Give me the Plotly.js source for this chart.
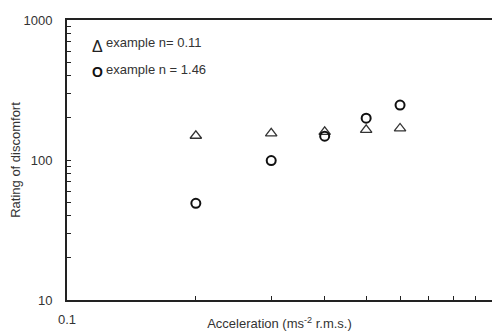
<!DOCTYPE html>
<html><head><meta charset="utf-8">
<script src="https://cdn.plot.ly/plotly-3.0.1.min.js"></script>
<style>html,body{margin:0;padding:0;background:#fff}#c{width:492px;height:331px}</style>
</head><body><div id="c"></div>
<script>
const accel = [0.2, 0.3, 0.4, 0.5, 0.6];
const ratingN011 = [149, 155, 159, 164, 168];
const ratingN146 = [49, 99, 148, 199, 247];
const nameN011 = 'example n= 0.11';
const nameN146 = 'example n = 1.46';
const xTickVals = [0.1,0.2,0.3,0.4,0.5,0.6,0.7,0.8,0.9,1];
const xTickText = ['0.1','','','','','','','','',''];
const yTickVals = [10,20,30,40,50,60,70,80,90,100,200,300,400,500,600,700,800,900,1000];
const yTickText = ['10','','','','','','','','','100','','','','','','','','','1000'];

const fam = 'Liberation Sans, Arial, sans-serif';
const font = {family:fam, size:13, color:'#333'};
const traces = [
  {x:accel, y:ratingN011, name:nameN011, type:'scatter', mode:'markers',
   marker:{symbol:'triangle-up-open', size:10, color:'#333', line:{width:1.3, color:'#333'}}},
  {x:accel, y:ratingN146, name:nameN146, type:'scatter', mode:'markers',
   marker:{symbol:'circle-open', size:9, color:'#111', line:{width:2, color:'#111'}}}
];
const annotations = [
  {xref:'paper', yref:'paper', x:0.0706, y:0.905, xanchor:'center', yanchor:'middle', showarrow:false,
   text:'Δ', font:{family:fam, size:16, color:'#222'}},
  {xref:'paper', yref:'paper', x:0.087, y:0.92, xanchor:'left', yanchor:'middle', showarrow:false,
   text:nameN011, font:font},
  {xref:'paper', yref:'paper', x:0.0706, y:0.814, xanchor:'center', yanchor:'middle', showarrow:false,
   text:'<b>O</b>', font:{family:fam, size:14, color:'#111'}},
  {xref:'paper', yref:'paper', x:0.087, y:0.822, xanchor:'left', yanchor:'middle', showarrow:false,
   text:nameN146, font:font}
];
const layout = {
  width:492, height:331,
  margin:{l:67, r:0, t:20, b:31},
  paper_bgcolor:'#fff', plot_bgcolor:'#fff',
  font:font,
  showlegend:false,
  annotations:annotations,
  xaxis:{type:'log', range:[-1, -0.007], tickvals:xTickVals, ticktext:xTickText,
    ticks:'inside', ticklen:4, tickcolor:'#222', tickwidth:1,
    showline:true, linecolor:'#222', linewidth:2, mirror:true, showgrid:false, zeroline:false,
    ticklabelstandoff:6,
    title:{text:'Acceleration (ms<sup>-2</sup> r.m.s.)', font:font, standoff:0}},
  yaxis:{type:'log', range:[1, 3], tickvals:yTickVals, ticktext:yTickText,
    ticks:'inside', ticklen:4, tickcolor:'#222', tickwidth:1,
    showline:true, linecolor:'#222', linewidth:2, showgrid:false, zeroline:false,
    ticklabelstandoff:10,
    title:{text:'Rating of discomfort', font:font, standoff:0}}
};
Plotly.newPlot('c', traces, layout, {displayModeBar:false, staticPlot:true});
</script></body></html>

...

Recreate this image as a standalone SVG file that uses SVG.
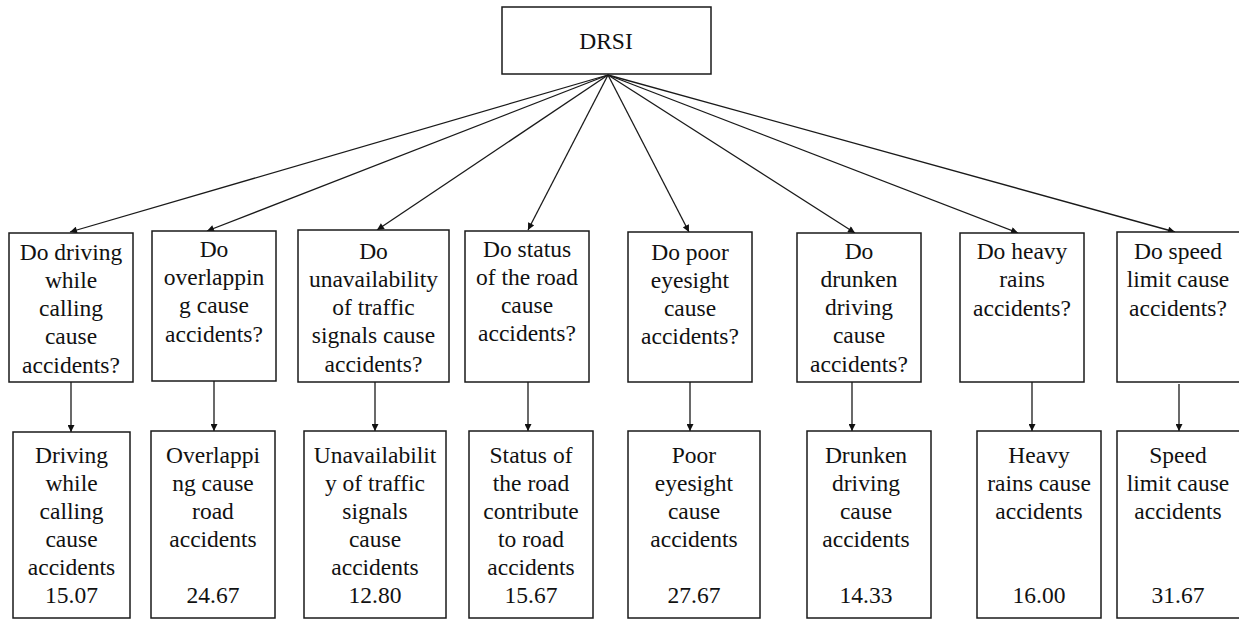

Stated problem:
Locate the lines above that hold the word "this". Show every one of them.

Task response:
Give me the Plotly.js source for this chart.
Recreate this image as a standalone SVG file that uses SVG.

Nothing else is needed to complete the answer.